Like every American who was alive on September 11, 2001, when the anniversary comes around each year, I remember the horrors of that day felt even from far away in the state of Georgia. It was like any other day when it began. Early, Bill was off to work at Third U.S. Army at Ft. McPherson. Our elder daughter was working at the Archdiocese of Atlanta Office of Refugees and Migration in downtown Atlanta. She rode each day to work with Bill since there was a MARTA stop right at Ft. McPherson; it was easy for her to hop on the train and get to her office each morning from there. Our second daughter was in Irving, Texas, just beginning her Senior year at the University of Dallas (UD). I had gotten our eighth-grade son on the bus for school and the house was quiet. I spent some time answering emails in our office. When I completed that task, I walked into the bedroom, flipped on the television just as the second plane flew into the World Trade Center and heard Jon Scott on FoxNews say, “This must have been deliberate.” It was hard to believe even when I watched it with my own eyes. Even as I listened to the commentary, I was stunned and wondered what to do.
Within seconds, the phone rang. It was our daughter in Texas. She had turned her radio on and the program that she expected had been preempted. She had tuned in just after 9 (8 a.m. at UD), so she had come at the end of the emergency announcement. “Mom, what is happening? Do you know?” Of course, I was as confused and perplexed as she was. I tried to reassure her, and then, we ended our conversation because she needed to finish getting ready for class.

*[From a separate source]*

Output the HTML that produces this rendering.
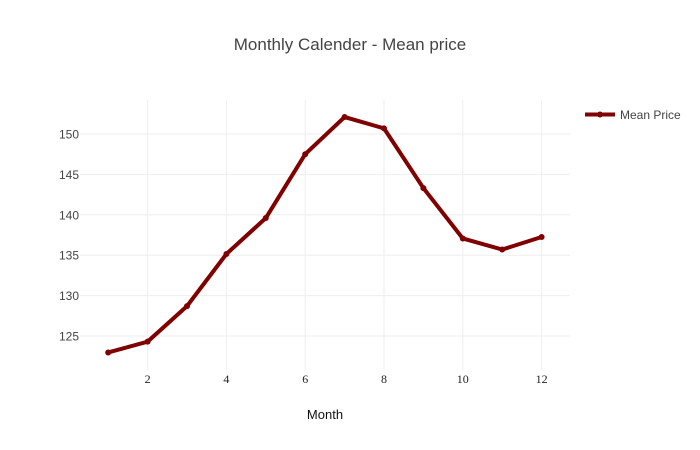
<!DOCTYPE html>
<html>
<head>
<meta charset="utf-8">
<style>
html,body{margin:0;padding:0;background:#fff;width:700px;height:450px;overflow:hidden}
svg{display:block}
text{font-family:"Liberation Sans",sans-serif}
</style>
</head>
<body>
<svg id="chart" width="700" height="450" viewBox="0 0 700 450" xmlns="http://www.w3.org/2000/svg">
  <rect x="0" y="0" width="700" height="450" fill="#fff"/>
  <g id="grid"></g>
  <g id="xticks"></g>
  <g id="yticks"></g>
  <g id="series"></g>
  <text x="350" y="50" text-anchor="middle" font-size="17" fill="#444">Monthly Calender - Mean price</text>
  <text x="325" y="419" text-anchor="middle" font-size="13" fill="#111">Month</text>
  <g>
    <line x1="585" y1="114.5" x2="615" y2="114.5" stroke="#800000" stroke-width="4"/>
    <circle cx="600" cy="114.5" r="3" fill="#800000"/>
    <text x="620" y="119" font-size="12" fill="#444">Mean Price</text>
  </g>
</svg>
<script>
var months = [1, 2, 3, 4, 5, 6, 7, 8, 9, 10, 11, 12];
var meanPrice = [122.96, 124.3, 128.7, 135.15, 139.6, 147.5, 152.1, 150.7, 143.3, 137.07, 135.7, 137.25];
var xTickValues = [2, 4, 6, 8, 10, 12];
var yTickValues = [125, 130, 135, 140, 145, 150];

var NS = 'http://www.w3.org/2000/svg';
function xScale(v) { return 147.6 + (v - 2) * 39.4; }
function yScale(v) { return 134 + (150 - v) * 8.08; }
function make(tag, attrs, parent) {
  var el = document.createElementNS(NS, tag);
  for (var k in attrs) el.setAttribute(k, attrs[k]);
  parent.appendChild(el);
  return el;
}
var grid = document.getElementById('grid');
var xticks = document.getElementById('xticks');
var yticks = document.getElementById('yticks');
var series = document.getElementById('series');

xTickValues.forEach(function (v) {
  var line = make('line', {x1: xScale(v), x2: xScale(v), y1: 100, y2: 370, stroke: '#eee', 'stroke-width': 1}, grid);
  
  
  var label = make('text', {x: xScale(v), y: 383, 'text-anchor': 'middle', 'font-size': 12, fill: '#222'}, xticks);
  label.setAttribute('style', 'font-family:"Liberation Serif",serif');
  
  
  label.textContent = v;
});
yTickValues.forEach(function (v) {
  var line = make('line', {x1: 80, x2: 570, y1: yScale(v), y2: yScale(v), stroke: '#eee', 'stroke-width': 1}, grid);
  
  
  var label = make('text', {x: 79, y: yScale(v) + 4.5, 'text-anchor': 'end', 'font-size': 12, fill: '#444'}, yticks);
  
  
  label.textContent = v;
});

var pts = months.map(function (m, i) { return xScale(m) + ',' + yScale(meanPrice[i]); }).join(' ');
var path = make('polyline', {points: pts, fill: 'none', stroke: '#800000', 'stroke-width': 4, 'stroke-linejoin': 'miter'}, series);


months.forEach(function (m, i) {
  var c = make('circle', {cx: xScale(m), cy: yScale(meanPrice[i]), r: 3, fill: '#800000'}, series);
  
  
});
</script>
</body>
</html>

When I recovered my sanity, I thought to call Bill to see if he was aware of the situation. Yes, they had put the news on the televisions there and were trying to figure out what was going on and what to do there at the Headquarters of Third U.S. Army, and the Headquarters of Forces Command. He said he would be needed there for the time being. (He had retired from the Army in 1996 but was serving as a contractor there creating the first Mobile Command Post for the Army – https://thedaysforward.com/inventing-the-mobile-command-post-1995-2002/
After the impact of Flight 77 into the Pentagon at 9:37 a.m. and soon after that the crash in Shanksville, Bill called me and told me that they were getting intelligence about what else might be happening, what other sites might be next. He said he wanted our daughter to get out of downtown Atlanta; it would be evacuated soon. There was speculation that Ft. McPherson, Hartsfield Airport and even the CDC might be other targets. He told me to call our daughter and drive to the Ft. McPherson MARTA station to pick her up and get her out of there. We would not be allowed into Ft. McPherson, where in normal times we went weekly to the Commissary and PX. Security at Ft. McPherson became immediately stringent and would remain at a heightened level for months into the future. Not knowing a thing about the attacks, she was stunned when I contacted her, but grabbed her purse, walked to the MARTA station and got on the train. It was as I drove to get her that I heard the radio announcer say that the North Tower had collapsed – it was 10:38 a.m. We got out of there immediately and drove right back
home, driving mostly in silence as we listened to the radio commentary and tried to come to terms with what was happening.
Like every other American citizen, I was reeling with the events of the morning. When we got home, I began to wonder about our son. Of course, he was in no danger at the Middle School only blocks away from home, but I wondered what they were going to tell the students. If it was shocking to adults around the nation and world, how would the youngsters react? What should I say to him when he came home at the end of the day? Would Bill be home to explain further? I kept tuned in to the news all day trying to make sense of the horrors of the day. It all seemed impossible. When our son got home, he said that his science teacher, in the last class of the day, had let them watch the television news so he was pretty well-informed by the time he got on the bus for home.
We three spent the rest of the day glued to the news and wondering when Bill could come home. He wasn’t integral to any official Army planning, but he had spent five years as the Third U.S. Army Chief of Plans and then, G-3, so he was there as an extra mind to help evaluate information that was coming in. It was late that night, when there had been no other attacks that day, that he arrived back home again. It was a harrowing day for all Americans even as far away as Georgia. We Will Never Forget.
Epilogue: Having been stationed in the Middle East several times working with military members from Saudi Arabia and Kuwait and having been the Third Army G-3 with their area of operation located from the Horn of Africa throughout the Middle East (except Israel), Bill thought we needed to understand better what had happened to the U.S. He was well aware of the significance of the date of September 11 to Islamists and how connections to particular dates were important to them. What else should we know? Within a day or two, Bill made a list of books for the Rice family to read. We could each choose one of the books to read so that we could talk about what we learned. Here are some of the books he chose for us: Judith Miller’s God Has 99 Names, Bernard Lewis’s Islam and the West, Thomas Friedman’s From Beirut to Jerusalem, Benjamin Barber’s Jihad vs McWorld.